Just how much money did the Western Australian mining lobby spend in its campaign to unseat Nationals leader Brendon Grylls in his seat of Pilbara?
Enough to remove the leader of a political party from his seat, if the claims can be believed.
Unlike the wipeout for Colin Barnett’s Liberals, the Nationals’ vote held up reasonably well, allowing the party to retain five of its seven lower house seats in last weekend’s state election.
But Mr Grylls did not survive in Pilbara and complained on ABC Karratha radio that the WA mining lobby had spent up to $5 million to unseat him.
This claim seems extraordinary. But when placed against the cost to the iron ore miners of the WA Nationals’ unilateral policy to raise royalties from 25 cents per tonne to $5 per tonne, $5 million is negligible.
If implemented, the Grylls plan would have cost the miners an estimated $7.2 billion over four years.
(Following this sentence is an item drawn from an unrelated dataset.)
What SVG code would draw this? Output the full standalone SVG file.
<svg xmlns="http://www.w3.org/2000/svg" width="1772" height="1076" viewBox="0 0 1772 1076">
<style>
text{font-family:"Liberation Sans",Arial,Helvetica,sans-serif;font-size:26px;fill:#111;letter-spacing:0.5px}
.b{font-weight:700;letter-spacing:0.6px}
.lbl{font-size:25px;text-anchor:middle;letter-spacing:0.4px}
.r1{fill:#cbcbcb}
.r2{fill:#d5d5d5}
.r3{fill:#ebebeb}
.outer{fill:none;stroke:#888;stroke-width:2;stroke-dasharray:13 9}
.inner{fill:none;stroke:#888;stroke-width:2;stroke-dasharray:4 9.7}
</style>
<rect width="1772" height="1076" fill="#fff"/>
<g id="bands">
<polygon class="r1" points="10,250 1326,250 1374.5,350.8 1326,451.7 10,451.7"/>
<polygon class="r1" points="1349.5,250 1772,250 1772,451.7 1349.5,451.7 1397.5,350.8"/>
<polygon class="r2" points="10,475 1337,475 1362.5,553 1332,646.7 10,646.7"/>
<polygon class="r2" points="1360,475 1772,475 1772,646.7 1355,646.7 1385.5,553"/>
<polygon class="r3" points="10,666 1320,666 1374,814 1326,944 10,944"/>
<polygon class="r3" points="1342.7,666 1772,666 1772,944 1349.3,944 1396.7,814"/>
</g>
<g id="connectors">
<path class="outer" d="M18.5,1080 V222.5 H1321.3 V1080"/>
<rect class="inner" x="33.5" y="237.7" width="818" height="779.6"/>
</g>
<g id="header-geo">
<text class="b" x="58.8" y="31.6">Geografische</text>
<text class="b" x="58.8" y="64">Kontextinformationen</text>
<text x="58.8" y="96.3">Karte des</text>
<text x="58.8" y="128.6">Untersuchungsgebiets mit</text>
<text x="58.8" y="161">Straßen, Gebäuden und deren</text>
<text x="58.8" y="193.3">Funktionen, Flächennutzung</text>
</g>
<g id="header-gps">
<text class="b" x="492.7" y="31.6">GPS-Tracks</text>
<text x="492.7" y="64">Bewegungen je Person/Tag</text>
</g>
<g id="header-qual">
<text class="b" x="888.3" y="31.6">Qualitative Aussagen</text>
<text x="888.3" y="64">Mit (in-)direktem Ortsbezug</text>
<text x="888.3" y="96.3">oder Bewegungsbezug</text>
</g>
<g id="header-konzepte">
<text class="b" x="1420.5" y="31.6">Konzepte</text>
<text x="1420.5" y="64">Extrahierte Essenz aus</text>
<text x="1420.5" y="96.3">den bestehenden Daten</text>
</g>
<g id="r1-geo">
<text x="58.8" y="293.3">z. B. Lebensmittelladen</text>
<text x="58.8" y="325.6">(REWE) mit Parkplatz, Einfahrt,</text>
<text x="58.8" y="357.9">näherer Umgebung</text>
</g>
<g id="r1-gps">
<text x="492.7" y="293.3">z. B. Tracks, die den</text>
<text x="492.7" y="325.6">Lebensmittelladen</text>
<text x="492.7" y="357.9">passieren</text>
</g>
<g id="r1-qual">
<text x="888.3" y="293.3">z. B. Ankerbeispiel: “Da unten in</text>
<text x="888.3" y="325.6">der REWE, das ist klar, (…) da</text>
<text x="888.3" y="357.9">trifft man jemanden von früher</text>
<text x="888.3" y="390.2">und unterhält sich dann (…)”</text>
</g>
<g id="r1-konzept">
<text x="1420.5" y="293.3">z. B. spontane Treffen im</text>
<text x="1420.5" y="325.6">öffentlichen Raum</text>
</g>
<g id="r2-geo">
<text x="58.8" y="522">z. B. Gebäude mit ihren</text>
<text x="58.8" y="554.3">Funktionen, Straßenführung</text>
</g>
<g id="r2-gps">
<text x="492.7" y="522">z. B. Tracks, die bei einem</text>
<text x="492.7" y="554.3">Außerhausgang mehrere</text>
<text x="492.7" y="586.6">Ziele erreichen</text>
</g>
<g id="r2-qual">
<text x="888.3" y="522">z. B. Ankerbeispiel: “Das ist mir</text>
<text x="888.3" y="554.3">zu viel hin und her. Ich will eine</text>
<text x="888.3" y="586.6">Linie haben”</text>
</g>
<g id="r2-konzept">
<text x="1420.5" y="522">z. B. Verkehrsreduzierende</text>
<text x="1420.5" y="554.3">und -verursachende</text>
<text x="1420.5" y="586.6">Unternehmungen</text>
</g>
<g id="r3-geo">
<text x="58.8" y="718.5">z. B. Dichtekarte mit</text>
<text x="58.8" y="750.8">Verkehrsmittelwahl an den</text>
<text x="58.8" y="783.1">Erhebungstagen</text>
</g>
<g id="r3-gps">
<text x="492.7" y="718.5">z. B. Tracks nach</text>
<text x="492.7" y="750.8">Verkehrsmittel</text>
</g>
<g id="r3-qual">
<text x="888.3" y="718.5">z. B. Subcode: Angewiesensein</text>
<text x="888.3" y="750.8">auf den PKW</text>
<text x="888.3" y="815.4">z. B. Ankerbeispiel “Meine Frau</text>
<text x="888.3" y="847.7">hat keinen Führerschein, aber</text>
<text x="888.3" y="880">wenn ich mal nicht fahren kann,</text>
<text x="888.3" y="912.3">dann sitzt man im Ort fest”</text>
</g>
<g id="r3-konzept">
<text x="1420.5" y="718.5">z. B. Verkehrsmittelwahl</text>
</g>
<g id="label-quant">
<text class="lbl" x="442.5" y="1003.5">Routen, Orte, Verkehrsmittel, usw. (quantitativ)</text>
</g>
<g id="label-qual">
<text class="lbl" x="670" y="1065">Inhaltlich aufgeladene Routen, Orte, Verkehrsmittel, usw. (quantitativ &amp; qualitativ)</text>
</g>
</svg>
Against $5 million? Not a bad return on investment.
WA sources have told The New Daily that a spike in voter enrolments in Pilbara’s declining electoral roll immediately after Mr Grylls announced the iron ore royalty plan last August caught people’s attention.
Mr Grylls’ executive government influence was taken seriously for good reason. For the last eight years the WA Nationals have used their crossbench power to get redistributive “royalties for regions” appropriations for capital works and other projects from their partners in government, the Liberals.
Miners welcome McGowan Cabinet
The Chamber of Minerals and Energy (CME) funded and co-ordinated a four-month, primetime TV ad campaign, social media scare tactics, local push polling in Pilbara, repetitive radio spot ads and glossy ‘jobs not tax’ billboarding at polling booths, and it has now warmly welcomed the incoming Mark McGowan Labor Cabinet.
The TV ad spend alone, estimated at $2 million, included premium spots through the Australian Open and the summer of cricket.
CME chief executive Mr Reg Howard-Smith noted in a statement that Premier McGowan, as a former state development minister, had presented a “balanced cabinet” which included the new minister for mines and petroleum, Peter Tinley, who knew the importance of the portfolio.
“CME is pleased the Labor government will not implement the iron ore mining tax as proposed by the WA Nationals and looks forward to working together on key policy issues affecting the sector.”
The McGowan government seems certain to reject gratuitous advice coming from the east that Mr Grylls’ iron ore impost idea to help staunch WA’s deficit and GST revenue shortfall was a good one.
Former federal cabinet secretary John Menadue and Sydney Morning Herald economics writer Ross Gittens believe WA and Australia have mismanaged revenue from resources.
Mr Menadue has now suggested the McGowan government should break its promise and take up the Grylls plan.
“McGowan will be working for the miners, not the public,” he argues.
“In four years’ time nobody will remember his ‘broken promise’. In six months time the Labor government will own everything broken including the ballooning debt. At that point, McGowan will be either working for the miners or working for the public. If he wants to ensure he’s doing the latter, he must move fast.”
The demise of Brendon Grylls exposes the raw power of money in Australian politics and seems to corroborate a February 2016 observation of NSW Labor Senator Sam Dastyari.
The new senator from Labor’s Sussex Street machine told Canberra’s Politics In The Pub there were 10 huge companies with so much power and influence they had killed proper democratic process at the federal level. He then went on to name Australia’s biggest banks, mining companies and retail shopping chains.
In arguing WA Labor adopt the Grylls plan, Mr Menadue wrote that political parties in Australia had run scared of the foreign-owned mining industry since it used its muscle to launch an $18 million campaign against the Rudd government over its super profits tax.
“Brendon Grylls was their latest political target. However, multinational corporations are foreign owned and therefore effectively guests in this country. They should not be allowed to run such political campaigns.”
Mr Grylls did not return calls from The New Daily for this story.
But a person The New Daily spoke to on condition of anonymity said that, while Mr Grylls accepted his fate, he hoped the circumstances of his demise would be apparent to all.